Er halte die Sorgen für beherrschbar, betont Rau später noch einmal. Die EU-Erweiterung werde eine „Erfolgsgeschichte” für Deutsche und Polen, zeigte er sich überzeugt. Skepsis habe es immer gegeben, und sie sei stets widerlegt worden. „Also anpacken und weitermachen!”, gibt er als Motto aus.

Es ist Raus sechster Besuch in Polen. Zum ersten Mal in seiner Amtszeit war er am 1. September 1999 zum 60. Jahrestag des deutschen Überfalls auf Polen in dem Nachbarland. Es war eine der ersten Reisen des ehemaligen nordrhein-westfälischen Ministerpräsidenten in seinem neuen Amt.

Auch an diesem Freitag sparen weder Rau noch Kwasniewski das schwierige deutsch-polnische Verhältnis aus. Deutsche und Polen hätten eine tausendjährige Geschichte mit „tragischen und wundervollen Momenten”, sagt Kwasniewski. Sie beide wüssten, dass „Polen und Deutsche sich umeinander bemühen” müssten, betont Rau. Es müsse ein Dialog „im Geiste der Versöhnung und der guten Nachbarschaft” geführt werden, „im Bewusstsein der Geschichte und der Zukunft zugewandt”.

Wie dünn der Boden im deutsch-polnischen Verhältnis noch immer ist, zeigte sich erst vor kurzem.
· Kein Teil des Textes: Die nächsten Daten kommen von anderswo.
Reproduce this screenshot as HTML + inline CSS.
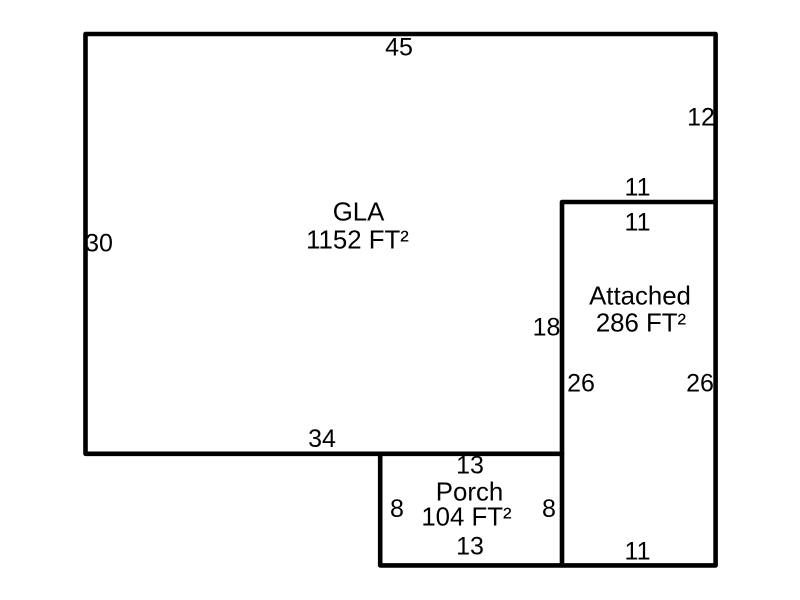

Als bekannt wurde, dass der polnische Regierungschef Leszek Miller zusammen mit Bundeskanzler Gerhard Schröder (SPD) nach den Feierlichkeiten in Zittau in einer deutschen Maschine zur EU-Erweiterungsfeier nach Dublin weiter fliegt, führte dies zu einem Aufschrei in Polen.

Zeitungen titelten, Miller fliege mit der „Luftwaffe” nach Irland, und der sozialistische Parlaments-Vizepräsident Tomasz Nalecz sagte, Miller solle sich „lieber gar nicht erst nach Dublin begeben”, wenn es mit einer deutschen Maschine sein müsse.

Rau hält solche und ähnliche Äußerungen nicht für repräsentativ. „Störversuchen Weniger sollten wir nicht ein Echo verschaffen, das sie nicht verdienen, und wir sollten uns auch nicht die Äußerungen unserer jeweiligen Extremisten entgegenhalten”, empfiehlt der 73-Jährige in seiner halbstündigen Rede.